After talking about GKE On-Prem’s Architecture, compute and storage integrations into your datacenter in the last blog post, let’s talk about Networking, Security and Cloud Connect features in this one.
Let’s talk about Networking. This covers all east-west and north-south traffic inside the GKE On-Prem user cluster. By east-west I mean the pod-to-pod or service-to-service communication that happens inside the cluster. Whereas by north-south I mean when pods are trying to access resources outside the cluster and also when external resources are trying to access the applications running on top of your cluster. Let’s look at the different subnets and IPs required for the user cluster.
- Node IP Addresses: These are the IP addresses that you assign the VMs that are part of your user cluster. Based on how you set your cluster up, these can either be statically assigned or through DHCP.
- Pod CIDR block: These are used by your pods running on the user cluster for pod-to-pod communication. Best Practice recommendation from Google is to have /24 subnet available for each node(VM) in your cluster.
- Services CIDR block: These are used by the services that you create in your Kubernetes cluster. You can use a non-routable IP range that doesn’t overlap with any other blocks defined in your cluster. Also, keep in mind that this shouldn’t overlap with any public IP address ranges. I spent hours troubleshooting an installation where I used a non-RFC 1918 range for my services CIDR block.
- Services VIP: These are routable IPs that are automatically configured on the F5 load balancer for any services that you expose by using type LoadBalancer. You don’t need to do any manual configuration, just have to make sure that the IPs are available.
- Control VIP: Routable IP address for the Kubernetes API Server that is configured on the F5 load balancer.
- Ingress VIP: Routable IPs that are configured on the F5 load balancer for L7 ingress to work in conjunction with the Envoy proxies running on each node.

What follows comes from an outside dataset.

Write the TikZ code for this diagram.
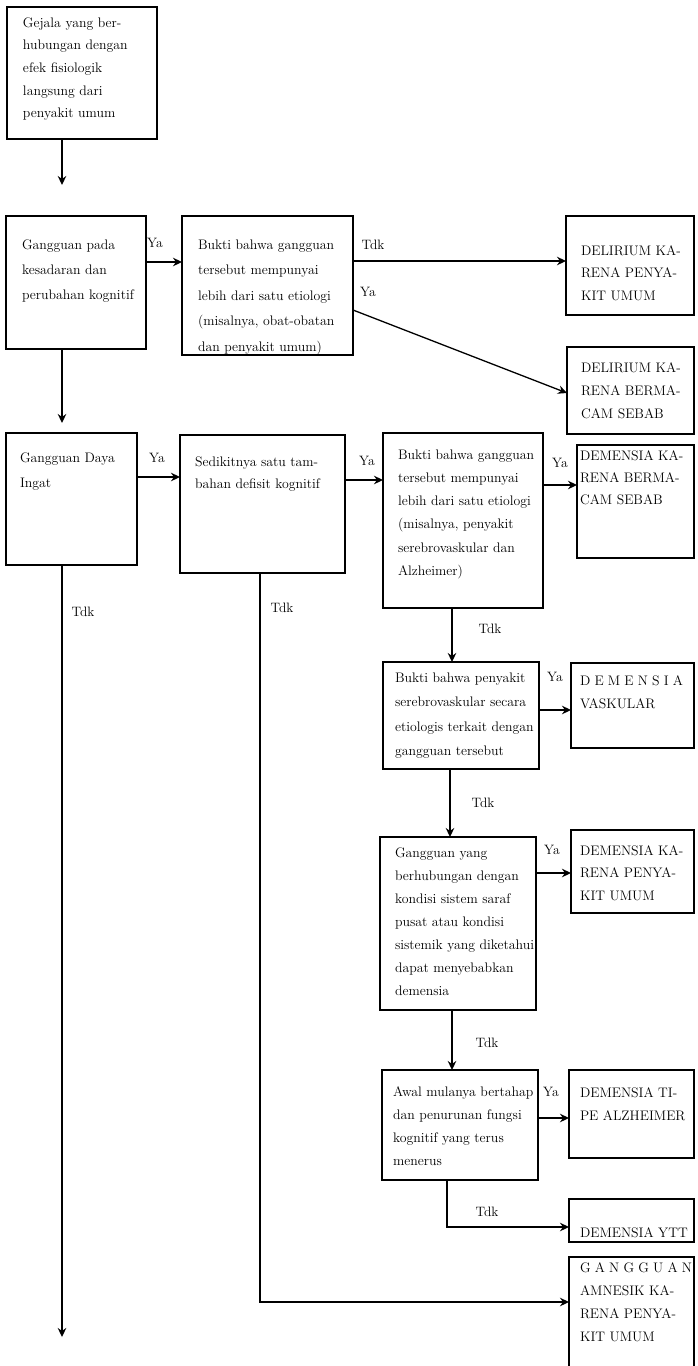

For east-west communication, GKE On-Prem relies on Calico to provide BGP support, so that pods running on different nodes in the cluster can talk to each other. Since you can run these clusters in something called “Island Mode”, you don’t have to worry about using routable IP address ranges and you can even use the same subnets for different user clusters deployed On-Prem. For all northbound traffic, the Pods use NAT and use the Node’s(VMs) IP to route traffic outside the cluster. For all southbound traffic, you can either use Ingress IP with different port numbers or you can use dedicated service VIPs that will help load balance the traffic across different pods running on the cluster.
Next, let’s talk about how you can manage all your On-Prem clusters from the Google Cloud Console. For this Google introduced something called Connect. It helps you connect your On-Prem clusters back to Google Cloud, thus allowing you to manage your clusters, deploy applications and workloads and apply autoscaling policies to the pods running on-prem. The Connect Agent needs a service account key that has the correct permissions to connect to google cloud, and it runs as a Kubernetes Deployment inside your cluster. Once connected, it will share details about the cluster, workloads and any metadata with the control plane running in Google Cloud. You don’t need additional VPN or Cloud Interconnect connections for GKE On-Prem, although if you want to access additional GCP services, you might need those additional connections.

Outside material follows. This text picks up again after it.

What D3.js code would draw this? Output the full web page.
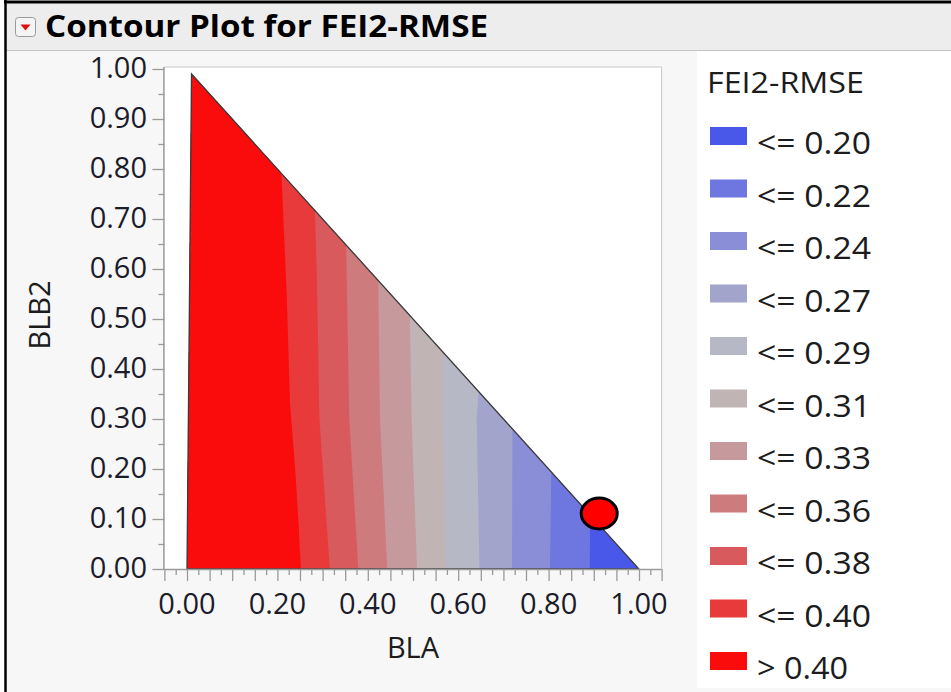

Now, let’s talk about security. I like to split this discussion into two topics. One is the end to end OS to App security and the second is secure communication(which also includes authentication and authorization). For the first topic, Google uses Ubuntu for the virtual machines that form your Kubernetes clusters. As part of the installation process, you download a custom image from Google’s repository, so you don’t have to worry about hardening the base OS image for your VMs. Google also controls the container runtime and the version of Kubernetes that you run inside your cluster. To upgrade your clusters, you just have to select from a list of tested and verified versions from the Google Cloud Console. Now, for the topic of secure communication, all traffic between pods and services, and also between your API server and your etcd store is done over TLS channels. Google also offers integration with OpenID Connect (OIDC) for authentication, and you can use native Kubernetes Role Based Access Control(RBAC) policies to define which users and services have access to which resources and operations. I am not a security expert, so knowing all these details is good enough for me. But, if you want to learn more, you can go to https://cloud.google.com/gke-on-prem/docs/concepts/security.
That’s it for now. I hope that these couple of posts helped you understand how GKE On-Prem functions when deployed inside your datacenter. In the next blog, we will talk about how you can install an admin and a user cluster inside your own datacenter running vSphere 6.5.